22 Month Old Question Help

8 Replies
DANI - November 9

My son is sweet most of the time but it seems like when we have a playdate at our house he becomes super active, and very personable (which is great) with the other toddlers, like, giving them more of an aggresive hug (almost like he's going to tackle them down but doesn't) but I constantly have to remind him to be gentle and nice, and he becomes overly protective over his toys and doesn't really dig the fact of other toddlers playing with his toys, and just overall I feel like i'm constantly telling him "no" don't take take the toy out of his or her hand or "give it back, please" or "can you please share your toys with him" I feel like the other toddlers that come to our house are completely opposite of my son and they seem to be more mellow and not ripping toys out of my sons hand and jumping around everywhere. I know a lot of it has to do with him approaching 2 yrs old and not understanding the meaning of sharing, but I just feel like such a loser sometimes when I dont' have control over the situation and the other kiddo is acting like an angel. Is there any other mamas that are going through this same situation as me??? It seems like he really only acts like this at his house only. Thanks for your help.

 

DANI - November 9

Oh, and one more thing to add to this, I feel like the other mom is judging me like why is your kid acting like this. I know I shouldn't care what they think but it bothers me.

 

Question - November 9

Your son is geting close to two, which his actions are very normal. Maybe try some time out for him if several verbal attemps fail and do time out away from the others. And let him know what he is doing is wrong in private.

 

another Karen - November 10

Maybe create something to do for the kids which is not defined by ownership. Like making up playdough, dividing it and handing each child his own to play with for example.
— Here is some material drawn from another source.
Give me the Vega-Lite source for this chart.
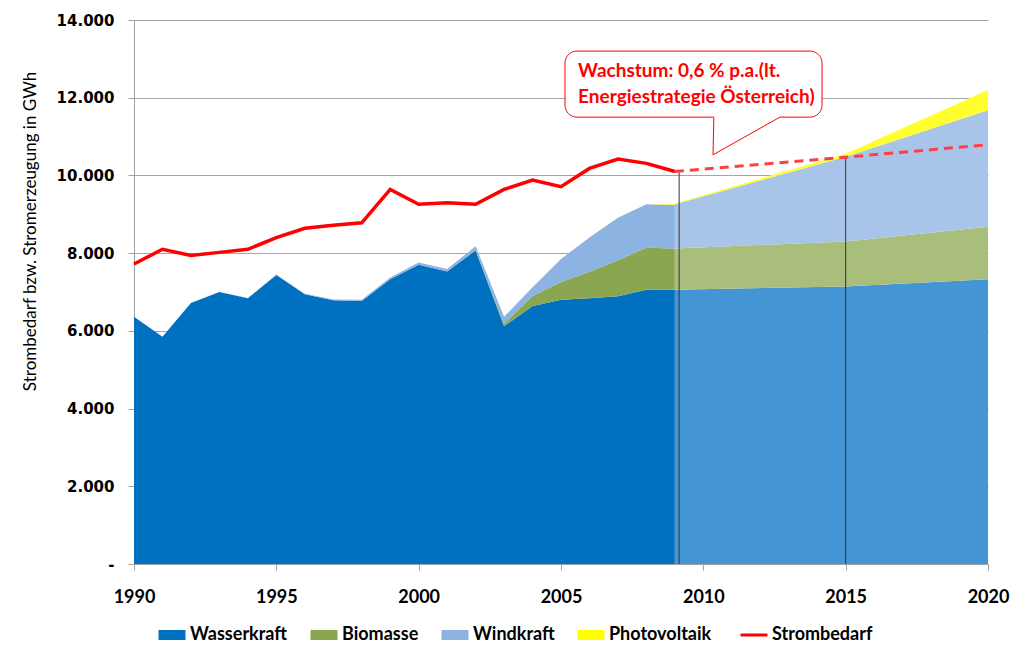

Take a plastic tablecloth to the park if there's one with a table. I guess it depends on how many kids there are and what their mothers can handle mess wise.

 

sashasmama - November 10

Well, one thing is that you are having playdates at your house, that means he feels more comfortable there than the other children. Does he do the same at other locations? Other child might be an angel at your house, but a little monster, like most of them are, at their house. My daughter is a very smart child, she's composed and mature for her age (2 in december), but as soon as you put her in the middle of a few other toddlers all that changes, they just get too excited and can't control themselves. It's so funny though. And another thing I learned is that they DO NOT LISTEN TO YOU when they are around other kids expecially, what works is letting them know in a physical way, like firmly moving him to another spot, or grabbing his arm to get his attention and then calmly telling him to share, that gets their attention.

 

claire83 - November 10

i studied children at college i have four daughters myself and this is normal behaviour children learn through play and at this stage in your sons development they like to play alone, keep the interaction with other children going though as it will help him learn etc also if he has no siblings then he is not used to sharing i have no doubt that if your son was at one of the other childrens home setting with thier toys they would react the same if in the same situation etc

 

cae - November 12

I asked the same question as sashasmama. Does he act like this outside your home, when you aren't nearby? Ethan(22 monthst) acts like a little monster when we have playdates in our home, but when he goes to toddlercare(daycare) he is around 7 other kids his age, and is well behaved. Atleast, I can see it in the webcam and his teacher tells me. My ped told me at this age he would push the b___tons of the ones he know the best, (me) and will listen to the ones he does not know very well, (is this case, his teacher).

 

in the woods - November 16

About sharing - this last year my dd cried a lot of tears as my son (almost 3 now) would be aggressive in protecting his toys or grabbing her toys away from her. All this year I spent explaining to her that he would understand sharing when he would be close to 3 years old. Basically, I was asking her for understanding, though she herself is only 4.5 now. The reason I was doing this was remembering her own developmental milestones - she was aggressive, she could not stand seeing toys in her brother's hands when she was 2 - 2.5 (he was under one at that time and could care less when she was grabbing his toys away, so that was less of a problem at that time). And she did get the concept of sharing at around 3. My son is sweet and gentle by nature, but this age, 2-3, is tough, when they learn to a__sert themselves. He's getting closer to his 3rd bd now, and things are getting easier. As well, in a pre-school where they go, he is a nice boy, taking and giving. It is a tough period, with all the looks from strangers, but it will pa__s.

 

kvilendrer - November 17

I agree with the other moms. This is very normal for a 2 year old. At my son's second birthday, he wouldn't talk to anyone. If any of the kids came near him, he screamed at them. And so what if the other mothers judge you?? I had to get over worrying about that. My husband's family used to outright call me a bad mother. They used to tell me that because I let my son CIO, that I neglected him. But I know the truth. I love my son to death and take wonderful care of him. Sorry to stray...anyways, this is totally normal and he will grow out of it.